Encoding/decoding is the process of transforming a file of one format into another.
Cryptography is the art of concealing information so only the intended recepient can process the information.
All cryptography involves some form of encoding and/or decoding. But not all forms of encoding and decoding
are cryptography. In cryptography, the message is called the plain text and the encrypted message is called
the ciphertext. We employ an encryption key to encode the plain text into the ciphertext and decode the ciphertext
into the plain text with a decryption key.
There are many forms of encoding and decoding that do not have encryption or decryption keys. For example,
base64 and uuencode
were ways of transforming 8-bit objects like pictures and applications so they could be sent via the 7-bit email format
over the Internet. There is no password or hidden rule involved in the encoding/decoding process.

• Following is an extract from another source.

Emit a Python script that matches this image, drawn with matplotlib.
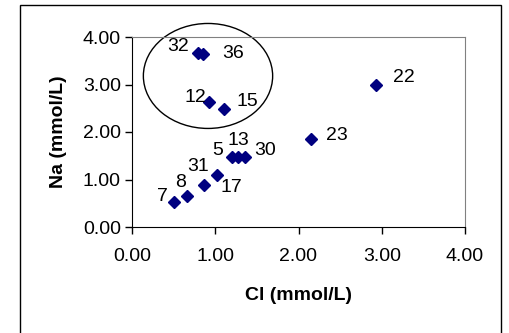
import matplotlib
matplotlib.use("Agg")
import matplotlib.pyplot as plt
from matplotlib.patches import Ellipse, Rectangle

plt.rcParams["font.family"] = ["Liberation Sans", "DejaVu Sans"]

# data
cl = [0.50, 0.66, 0.87, 1.02, 1.20, 1.27, 1.36, 2.15, 2.93, 0.79, 0.85, 0.92, 1.11]
na = [0.53, 0.65, 0.88, 1.09, 1.47, 1.47, 1.47, 1.85, 3.00, 3.67, 3.64, 2.63, 2.48]
labels = ["7", "8", "31", "17", "5", "13", "30", "23", "22", "32", "36", "12", "15"]

# label offsets in pixels (dx right, dy up), like Excel data labels moved by hand
offsets = {
    "7": (-11, 5), "8": (-6, 14), "31": (-6, 19), "17": (14, -12),
    "5": (-14, 7), "13": (1, 17), "30": (20, 7), "23": (26, 4),
    "22": (28, 7), "32": (-20, 6), "36": (30, 1), "12": (-13, 5), "15": (23, 8),
}

FS = 14

fig = plt.figure(figsize=(5.1, 3.33), dpi=100)

# outer chart frame (runs off the bottom of the picture)
fig.patches.append(Rectangle((20 / 510, -0.2), 481 / 510, 1.2 - 5 / 333,
                             transform=fig.transFigure, fill=False,
                             ec="black", lw=1.0))

ax = fig.add_axes([132 / 510, 106 / 333, 333 / 510, 190 / 333])

ax.plot(cl, na, ls="none", marker="D", ms=6, color="#000080")

for x, y, lab in zip(cl, na, labels):
    dx, dy = offsets[lab]
    ax.annotate(lab, (x, y), xytext=(dx, dy), textcoords="offset pixels",
                ha="center", va="center", fontsize=FS)

ax.add_patch(Ellipse((0.913, 3.18), 1.553, 2.21, fill=False, ec="black",
                     lw=1.0, clip_on=False))

ax.set_xlim(0, 4)
ax.set_ylim(0, 4)
ax.set_xticks([0, 1, 2, 3, 4])
ax.set_yticks([0, 1, 2, 3, 4])
ax.set_xticklabels([f"{v:.2f}" for v in ax.get_xticks()])
ax.set_yticklabels([f"{v:.2f}" for v in ax.get_yticks()])
ax.tick_params(axis="both", labelsize=FS, length=5, width=1, direction="out")
ax.tick_params(axis="x", pad=10)
ax.tick_params(axis="y", pad=3)

ax.spines["top"].set_color("#808080")
ax.spines["right"].set_color("#808080")
for s in ["left", "bottom"]:
    ax.spines[s].set_color("black")

ax.set_xlabel("Cl (mmol/L)", fontsize=FS, fontweight="bold", labelpad=16)
ax.set_ylabel("Na (mmol/L)", fontsize=FS, fontweight="bold", labelpad=11)

fig.savefig("out.png", dpi=100)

There is also a difference between "kid sister" encryption and "government" encryption.
Bruce Schneier, a very famous cryptologist defined kid sister encryption as being about preventing
your kid sister from reading your diary. Government encryption is preventing the government from reading your diary.
Examples of kid sister encryption are ROT13, and atbash. Examples of government encryption are AES, and bcrypt.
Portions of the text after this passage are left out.